Be a Braid! Be Very, Very a Braid!
It is all too easy to become lazy with our hair. When we deem it unfit for social appearances, we banish it to the tops of our heads like it’s being locked into a storybook tower; we pile our poor tresses into half-greasy masses, then secure the knot tightly with an old black elastic — the prison guard key.
When we “just can’t handle it” we chop thick slabs of hair off, removing pages of mane (an editor and her red pen) without any consideration for the hair still attached to our scalps. I imagine broom-swept piles of severed strands looking up at us while crying, “Did those months we spent growing together mean nothing?”
Of course, they did mean something — we were the ones doing most of the work: shampooing, conditioning, brushing, Moroccan oiling. But hair can be needy, and us women have busy lives.
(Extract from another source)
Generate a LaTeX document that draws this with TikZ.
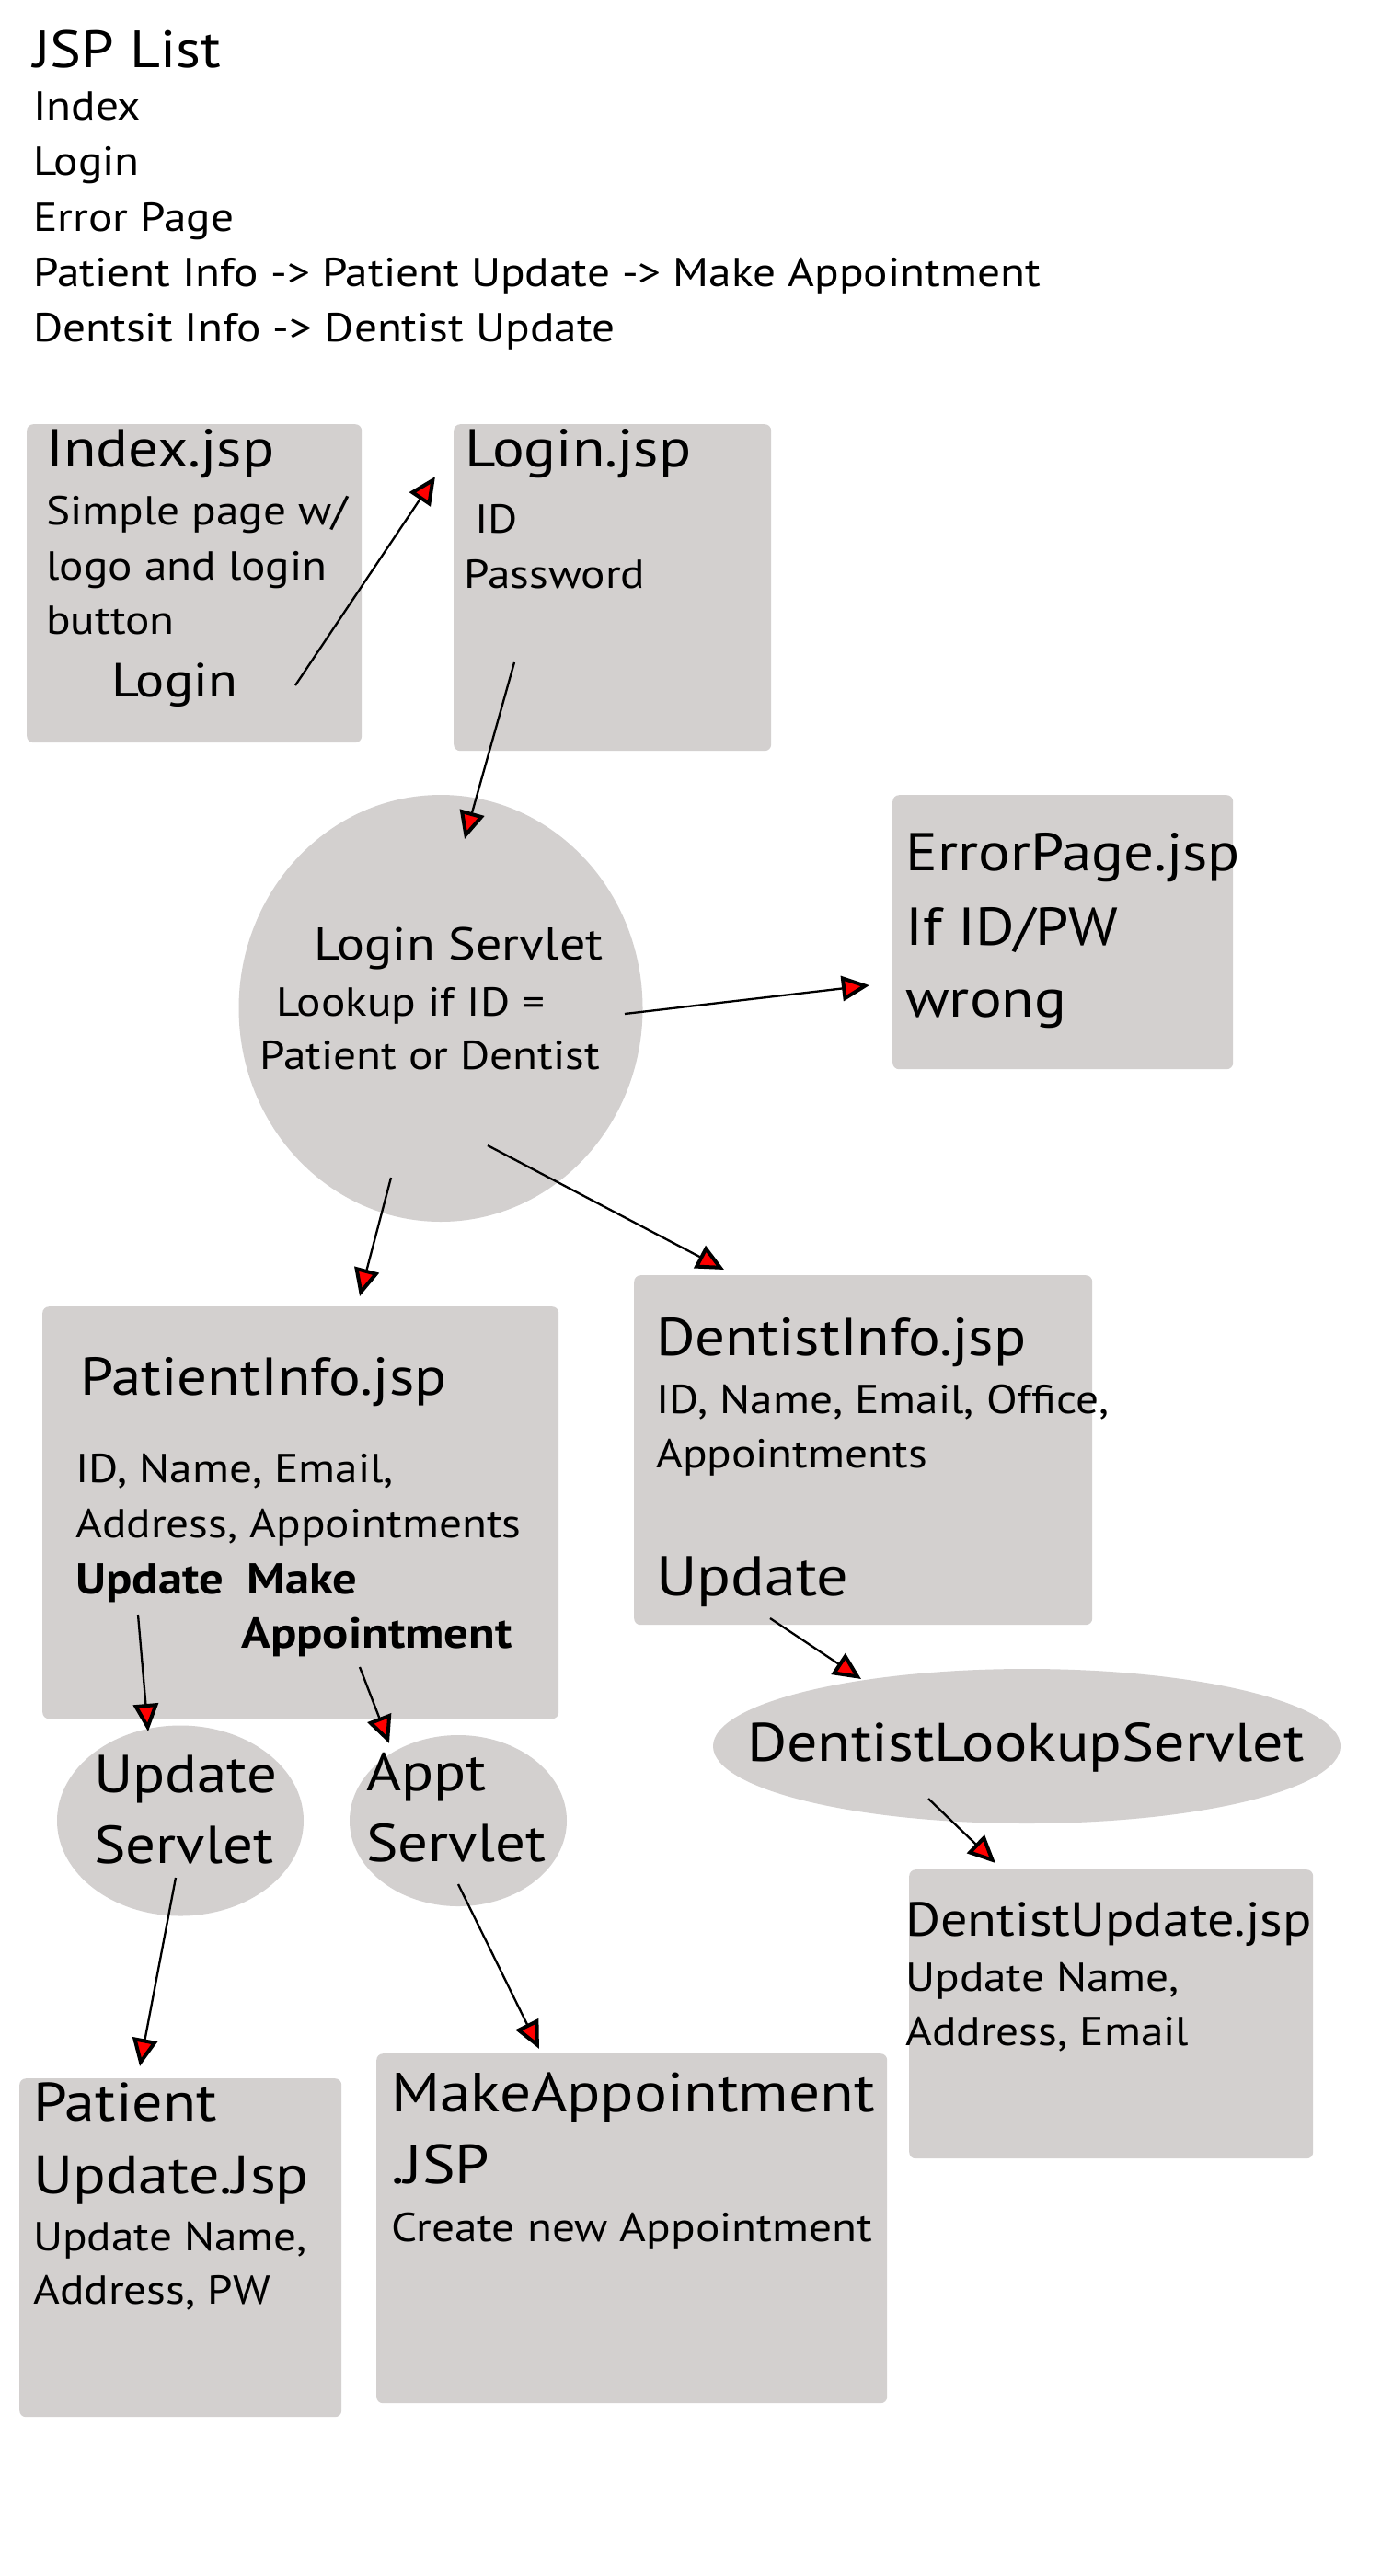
\documentclass[tikz,border=0pt]{standalone}
\usepackage{fontspec}
\setmainfont[FakeStretch=1.12]{PT Sans}
\usetikzlibrary{shapes.geometric,arrows.meta}
\definecolor{boxgray}{RGB}{211,208,207}
\newcommand\fsz[1]{\fontsize{#1}{#1}\selectfont}
\tikzset{
  box/.style={fill=boxgray, rounded corners=7pt, inner sep=0pt, anchor=north west, minimum width=#1},
  blob/.style={ellipse, fill=boxgray, inner sep=0pt},
  tsmall/.style={anchor=base west, inner sep=0pt, font=\fsz{44}},
  tbig/.style={anchor=base west, inner sep=0pt, font=\fsz{59}},
  tbold/.style={anchor=base west, inner sep=0pt, font=\fsz{47}\bfseries},
  ttitle/.style={anchor=base west, inner sep=0pt, font=\fsz{57}},
  link/.style={line width=2.3pt, -{Triangle[length=30pt,width=27pt,fill=red,line width=4pt]}}
}
\begin{document}
\begin{tikzpicture}[x=1pt,y=-1pt]
\useasboundingbox (0,0) rectangle (1500,2800);
% header list
\node[ttitle] (t0) at (36,73) {JSP List};
\node[tsmall] (t1) at (36,130) {Index};
\node[tsmall] (t2) at (36,190) {Login};
\node[tsmall] (t3) at (36,251) {Error Page};
\node[tsmall] (t4) at (36,311) {Patient Info -> Patient Update -> Make Appointment};
\node[tsmall] (t5) at (36,371) {Dentsit Info -> Dentist Update};

% boxes
\node[box=364pt, minimum height=346pt] (index) at (29,461) {};
\node[box=345pt, minimum height=355pt] (login) at (493,461) {};
\node[box=370pt, minimum height=298pt] (error) at (970,864) {};
\node[box=561pt, minimum height=448pt] (pinfo) at (46,1420) {};
\node[box=498pt, minimum height=380pt] (dinfo) at (689,1386) {};
\node[box=439pt, minimum height=314pt] (dupd) at (988,2032) {};
\node[box=350pt, minimum height=368pt] (pupd) at (21,2259) {};
\node[box=555pt, minimum height=380pt] (mkapp) at (409,2232) {};

% ellipses
\node[blob, minimum width=439pt, minimum height=464pt] (lserv) at (479,1096) {};
\node[blob, minimum width=268pt, minimum height=207pt] (userv) at (196,1979) {};
\node[blob, minimum width=236pt, minimum height=186pt] (aserv) at (498,1979) {};
\node[blob, minimum width=682pt, minimum height=168pt] (dlserv) at (1116,1898) {};

% Index.jsp texts
\node[tbig, font=\fsz{58}] (ia) at (50,507) {Index.jsp};
\node[tsmall] (ib) at (50,570) {Simple page w/};
\node[tsmall] (ic) at (50,630) {logo and login};
\node[tsmall] (id) at (50,689) {button};
\node[tbig, font=\fsz{52}] (ie) at (121,757) {Login};
% Login.jsp texts
\node[tbig, font=\fsz{58}] (la) at (505,507) {Login.jsp};
\node[tsmall] (lb) at (516,579) {ID};
\node[tsmall] (lc) at (504,639) {Password};
% Login servlet texts
\node[tsmall, font=\fsz{50}] (sa) at (341,1043) {Login Servlet};
\node[tsmall] (sb) at (300,1104) {Lookup if ID =};
\node[tsmall] (sc) at (282,1162) {Patient or Dentist};
% Error page
\node[tbig, font=\fsz{58}] (ea) at (984,946) {ErrorPage.jsp};
\node[tbig, font=\fsz{58}] (eb) at (984,1027) {If ID/PW};
\node[tbig, font=\fsz{58}] (ec) at (984,1105) {wrong};
% PatientInfo
\node[tbig, font=\fsz{58}] (pa) at (87,1516) {PatientInfo.jsp};
\node[tsmall] (pb) at (82,1611) {ID, Name, Email,};
\node[tsmall] (pc) at (82,1671) {Address, Appointments};
\node[tbold] (pd) at (82,1732) {Update};
\node[tbold] (pe) at (268,1732) {Make};
\node[tbold] (pf) at (262,1791) {Appointment};
% DentistInfo
\node[tbig, font=\fsz{58}] (da) at (713,1473) {DentistInfo.jsp};
\node[tsmall] (db) at (713,1536) {ID, Name, Email, Office,};
\node[tsmall] (dc) at (713,1595) {Appointments};
\node[tbig, font=\fsz{61}] (dd) at (713,1734) {Update};
% servlets
\node[tbig, font=\fsz{58}] (ua) at (102,1948) {Update};
\node[tbig, font=\fsz{58}] (ub) at (102,2025) {Servlet};
\node[tbig, font=\fsz{58}] (aa) at (398,1946) {Appt};
\node[tbig, font=\fsz{58}] (ab) at (398,2023) {Servlet};
\node[tbig] (dla) at (812,1914) {DentistLookupServlet};
% DentistUpdate
\node[tbig, font=\fsz{52}] (dua) at (984,2104) {DentistUpdate.jsp};
\node[tsmall] (dub) at (984,2164) {Update Name,};
\node[tsmall] (duc) at (984,2223) {Address, Email};
% Patient update
\node[tbig] (pua) at (36,2305) {Patient};
\node[tbig] (pub) at (36,2384) {Update.Jsp};
\node[tsmall] (puc) at (36,2446) {Update Name,};
\node[tsmall] (pud) at (36,2504) {Address, PW};
% MakeAppointment
\node[tbig, font=\fsz{60}] (ma) at (425,2295) {MakeAppointment};
\node[tbig, font=\fsz{60}] (mb) at (425,2373) {.JSP};
\node[tsmall] (mc) at (425,2436) {Create new Appointment};

% connector end points
\coordinate (c1s) at (321,745);  \coordinate (c1e) at (473,518);
\coordinate (c2s) at (559,720);  \coordinate (c2e) at (505,912);
\coordinate (c3s) at (679,1102); \coordinate (c3e) at (945,1071);
\coordinate (c4s) at (425,1280); \coordinate (c4e) at (391,1409);
\coordinate (c5s) at (530,1245); \coordinate (c5e) at (787,1380);
\coordinate (c6s) at (150,1755); \coordinate (c6e) at (161,1882);
\coordinate (c7s) at (391,1812); \coordinate (c7e) at (423,1895);
\coordinate (c8s) at (837,1759); \coordinate (c8e) at (936,1825);
\coordinate (c9s) at (191,2041); \coordinate (c9e) at (152,2246);
\coordinate (c10s) at (498,2048); \coordinate (c10e) at (586,2227);
\coordinate (c11s) at (1009,1955); \coordinate (c11e) at (1082,2025);

\draw[link] (c1s) -- (c1e);
\draw[link] (c2s) -- (c2e);
\draw[link] (c3s) -- (c3e);
\draw[link] (c4s) -- (c4e);
\draw[link] (c5s) -- (c5e);
\draw[link] (c6s) -- (c6e);
\draw[link] (c7s) -- (c7e);
\draw[link] (c8s) -- (c8e);
\draw[link] (c9s) -- (c9e);
\draw[link] (c10s) -- (c10e);
\draw[link] (c11s) -- (c11e);
\end{tikzpicture}
\end{document}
We need to be brutally honest with ourselves, which sometimes means that to our hair, we’re just plain brutal.
As is often the case, the Spring runway offered a solution. At Peter Som, Giorgio Armani, Michael Kors, Donna Karen, Tome and Suno — all of them showed models sporting varying brands of braids. And while the style itself is in no way revolutionary, it is often overlooked, if only for the fact that so many of us remember it from when we were young. (Readers, tell me: was anything cooler at age 10 than the perfectly woven French braid?)
Braids significantly lower the risk of winter tangling. They aid in the fight against the scarf-caused rat’s nest, and at the same time they don’t say, “I give up” quite like a sloppy pony tail. In fact, with plaits — just as Kors so elegantly proved — the messier, the better. (And pro styling tip: the dirtier the hair, the stronger the hold.) If you only “kind of remember” how to fishtail, then great! Make a best-attempt and let it look undone. Too much fussing eliminates the whole point of the braid which is, at the end of the day, to make your life easier (add a little dry shampoo, jooj, and you’re done).
So the next time you forget to shower, or you’re feeling lazy, skip the bun. Instead, be the prince you wish to see in this world. Rescue the princess locked in Top Knot Tower and cry out to yourself: “Rapunzel, Rapunzel, braid down your sweet hair!”